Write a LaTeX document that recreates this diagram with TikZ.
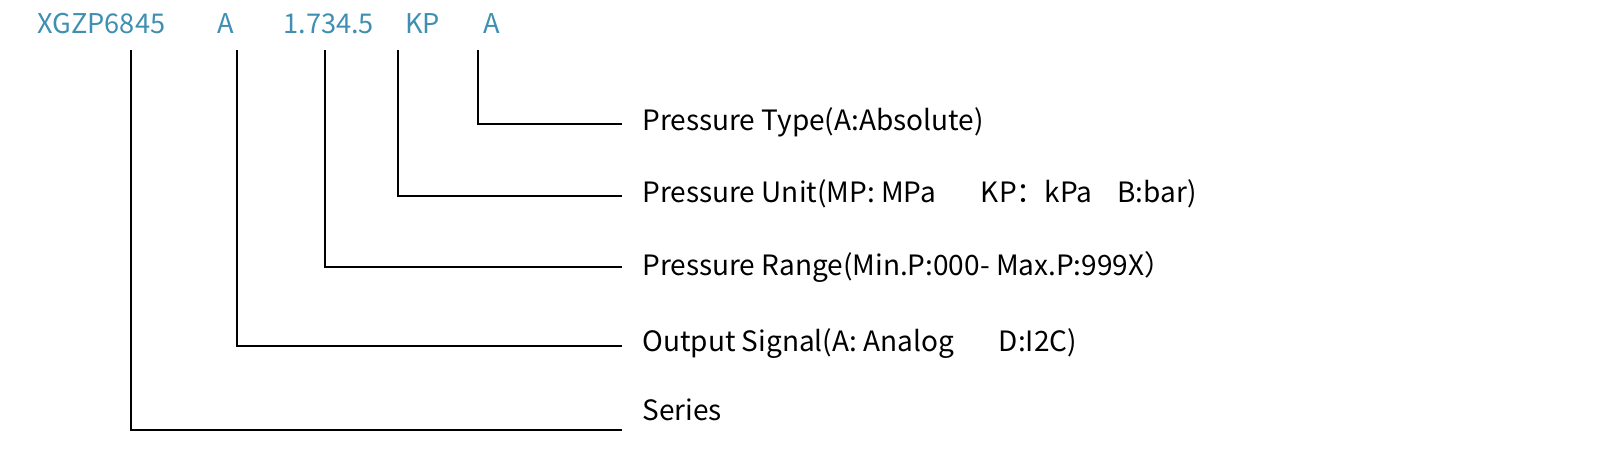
\documentclass[tikz,border=0pt]{standalone}
\usepackage{fontspec}
\setmainfont{Noto Sans CJK SC}
\definecolor{codeblue}{RGB}{62,143,178}
\begin{document}
\begin{tikzpicture}[x=0.5pt,y=-0.5pt,
  code/.style={anchor=west,inner sep=0pt,text=codeblue,font=\fontsize{13.6}{16}\selectfont},
  lbl/.style={anchor=west,inner sep=0pt,font=\fontsize{14}{16}\selectfont},
  conn/.style={line width=1pt}]
\useasboundingbox (0,0) rectangle (1598,464);
% top code
\node[code] (c1) at (37,24) {XGZP6845};
\node[code] (c2) at (217,24) {A};
\node[code] (c3) at (283,24) {1.734.5};
\node[code] (c4) at (405,24) {KP};
\node[code] (c5) at (483,24) {A};
% labels
\node[lbl] (l5) at (642,122) {Pressure Type(A:Absolute)};
\node[lbl] (l4) at (642,194) {Pressure Unit(MP: MPa\hspace{1.6em}KP：kPa\hspace{0.9em}B:bar)};
\node[lbl] (l3) at (642,267) {Pressure Range(Min.P:000- Max.P:999X）};
\node[lbl] (l2) at (642,344) {Output Signal(A: Analog\hspace{1.6em}D:I2C)};
\node[lbl] (l1) at (642,410) {Series};
% connector points
\coordinate (t1) at (131,50); \coordinate (e1) at (622,430);
\coordinate (t2) at (237,50); \coordinate (e2) at (622,346);
\coordinate (t3) at (325,50); \coordinate (e3) at (622,267);
\coordinate (t4) at (398,50); \coordinate (e4) at (622,196);
\coordinate (t5) at (478,50); \coordinate (e5) at (622,124);
\draw[conn] (t1) |- (e1);
\draw[conn] (t2) |- (e2);
\draw[conn] (t3) |- (e3);
\draw[conn] (t4) |- (e4);
\draw[conn] (t5) |- (e5);
\end{tikzpicture}
\end{document}
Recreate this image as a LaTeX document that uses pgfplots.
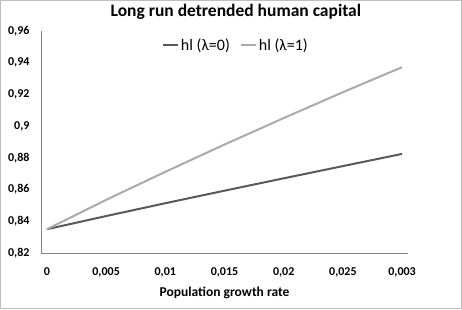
\documentclass[border=0pt]{standalone}
\usepackage{fontspec}
\setmainfont{Carlito}
\usepackage{pgfplots}
\pgfplotsset{compat=1.18}
\definecolor{darkl}{RGB}{89,89,89}
\definecolor{lightl}{RGB}{170,170,170}
\definecolor{axgray}{RGB}{134,134,134}
\definecolor{bordergray}{RGB}{190,190,190}
\begin{document}
\begin{tikzpicture}[x=1pt,y=1pt]
\draw[bordergray, line width=0.8pt] (0.4,0.4) rectangle (461.6,308.6);
\begin{axis}[
  at={(41pt,56pt)}, anchor=south west,
  scale only axis, width=367pt, height=222pt,
  xmin=-0.1, xmax=6.1, ymin=0.82, ymax=0.96,
  axis x line*=bottom, axis y line*=left,
  axis line style={axgray, line width=0.8pt},
  major tick length=0pt,
  xtick={0,1,2,3,4,5,6},
  xticklabels={0,{0,005},{0,01},{0,015},{0,02},{0,025},{0,003}},
  ytick={0.82,0.84,0.86,0.88,0.9,0.92,0.94,0.96},
  yticklabels={{0,82},{0,84},{0,86},{0,88},{0,9},{0,92},{0,94},{0,96}},
  ticklabel style={font=\bfseries\fontsize{12}{14}\selectfont},
  yticklabel style={anchor=east, xshift=-8pt},
  xticklabel style={anchor=center, yshift=-19pt},
  title={Long run detrended human capital},
  title style={at={(axis description cs:0.531,1)}, anchor=center, yshift=13pt, font=\bfseries\fontsize{17.5}{20}\selectfont},
  xlabel={Population growth rate},
  xlabel style={at={(axis description cs:0.5,0)}, anchor=center, yshift=-40pt, font=\bfseries\fontsize{13.5}{16}\selectfont},
  legend columns=2,
  legend style={draw=none, fill=none, at={(axis description cs:0.531,0.985)}, anchor=north,
    font=\fontsize{16}{18}\selectfont, /tikz/every even column/.append style={column sep=8pt}},
  legend image code/.code={\draw[#1] (0pt,0pt) -- (15pt,0pt);},
]
\addplot[darkl, line width=2pt] coordinates {(0,0.835) (1,0.8433) (2,0.8514) (3,0.8593) (4,0.8671) (5,0.8748) (6,0.8825)};
\addlegendentry{hl (λ=0)}
\addplot[lightl, line width=2pt] coordinates {(0,0.835) (1,0.8535) (2,0.8712) (3,0.8884) (4,0.9051) (5,0.9214) (6,0.9372)};
\addlegendentry{hl (λ=1)}
\end{axis}
\end{tikzpicture}
\end{document}
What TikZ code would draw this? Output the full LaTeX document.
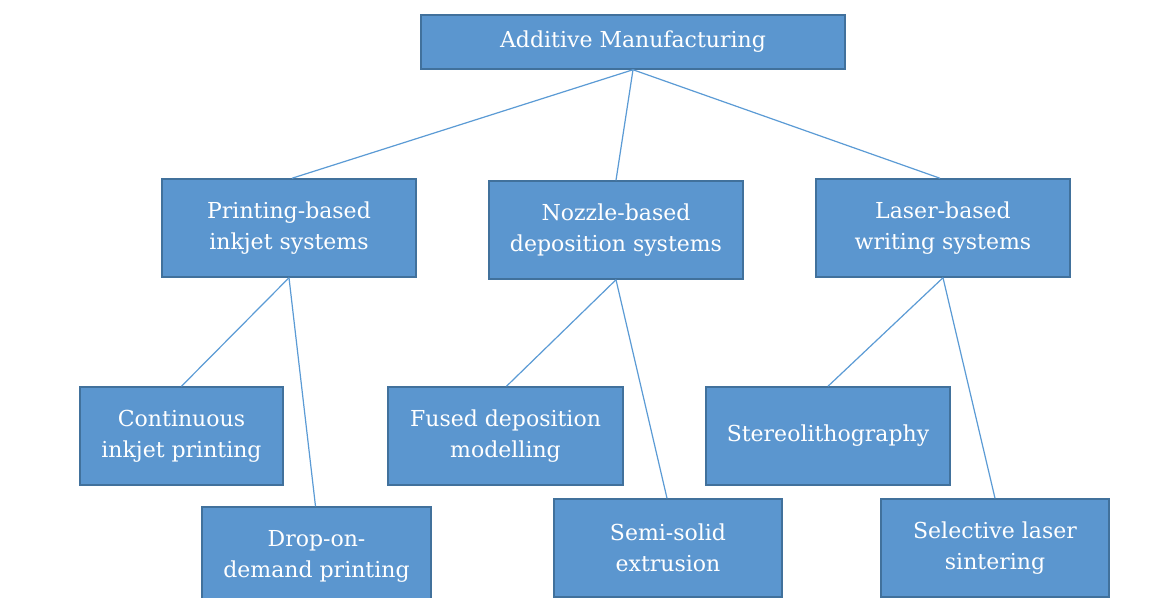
\documentclass[tikz,border=0pt]{standalone}
\usepackage{fontspec}
\setmainfont{DejaVu Serif}
\definecolor{boxfill}{HTML}{5B96CF}
\definecolor{boxdraw}{HTML}{41719C}
\definecolor{linkcol}{HTML}{5B9BD5}
\begin{document}
\begin{tikzpicture}[x=1pt,y=-1pt,
  box/.style={draw=boxdraw,line width=1.5pt,fill=boxfill,text=white,align=center,
    font=\fontsize{22}{31}\selectfont,inner sep=0pt},
  link/.style={draw=linkcol,line width=1.2pt}]
\useasboundingbox (0,0) rectangle (1161,597);
\clip (0,0) rectangle (1161,597);
\fill[white] (0,0) rectangle (1161,597);
\node[box,minimum width=424pt,minimum height=54pt] (am) at (633,42) {Additive Manufacturing};
\node[box,minimum width=254pt,minimum height=98pt] (pb) at (289,228) {Printing-based\\inkjet systems};
\node[box,minimum width=254pt,minimum height=98pt] (nb) at (616,230) {Nozzle-based\\deposition systems};
\node[box,minimum width=254pt,minimum height=98pt] (lb) at (943,228) {Laser-based\\writing systems};
\node[box,minimum width=203pt,minimum height=98pt] (ci) at (181.5,436) {Continuous\\inkjet printing};
\node[box,minimum width=229pt,minimum height=98pt] (dd) at (316.5,556) {Drop-on-\\demand printing};
\node[box,minimum width=235pt,minimum height=98pt] (fd) at (505.5,436) {Fused deposition\\modelling};
\node[box,minimum width=228pt,minimum height=98pt] (ss) at (668,548) {Semi-solid\\extrusion};
\node[box,minimum width=244pt,minimum height=98pt] (st) at (828,436) {Stereolithography};
\node[box,minimum width=228pt,minimum height=98pt] (sl) at (995,548) {Selective laser\\sintering};
\draw[link] (am.south) -- ([xshift=3pt]pb.north);
\draw[link] (am.south) -- (nb.north);
\draw[link] (am.south) -- ([xshift=-3pt]lb.north);
\draw[link] (pb.south) -- (ci.north);
\draw[link] (pb.south) -- ([xshift=-1pt]dd.north);
\draw[link] (nb.south) -- ([xshift=1pt]fd.north);
\draw[link] (nb.south) -- ([xshift=-1pt]ss.north);
\draw[link] (lb.south) -- (st.north);
\draw[link] (lb.south) -- (sl.north);
\end{tikzpicture}
\end{document}
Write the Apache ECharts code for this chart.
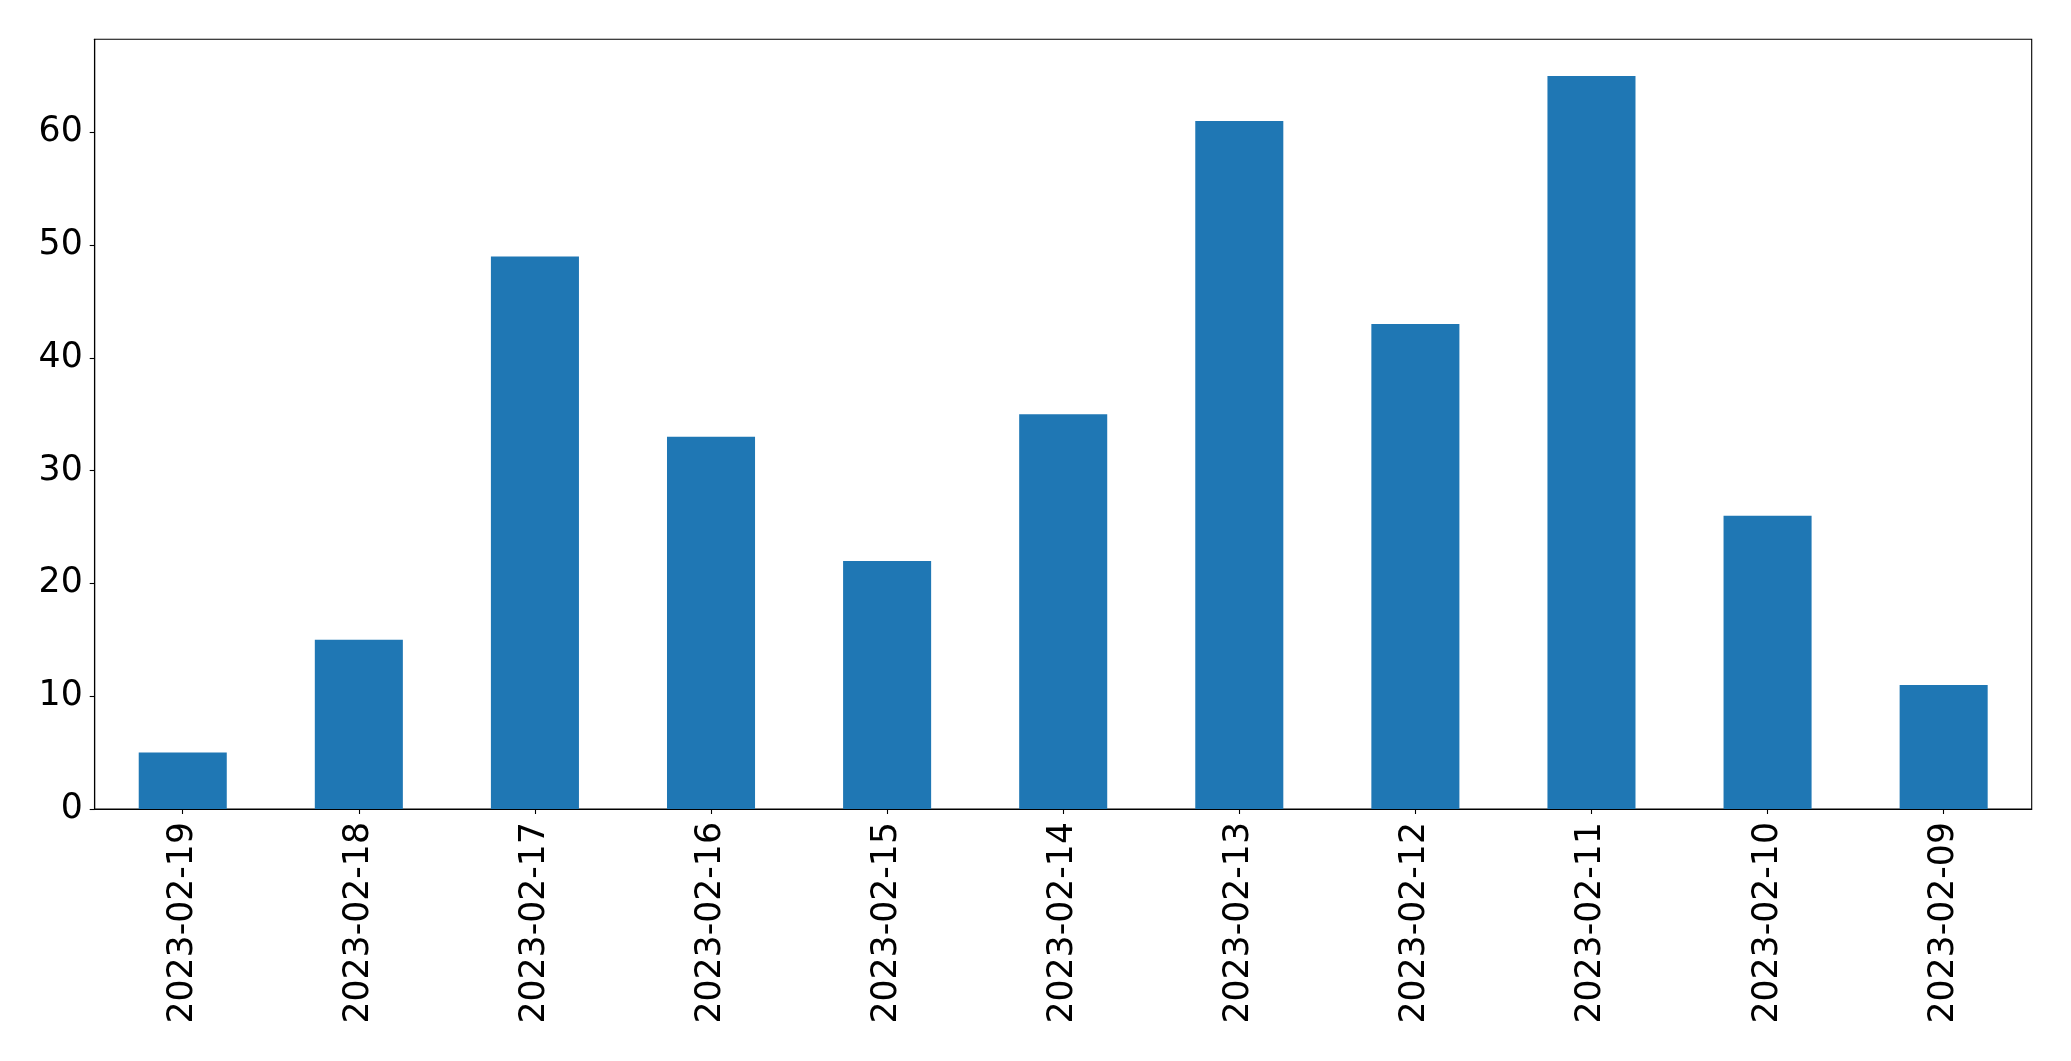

################

Exercise description
Give the number of lines in the data that contain "LaTeX", with no other words.

Exercise response
3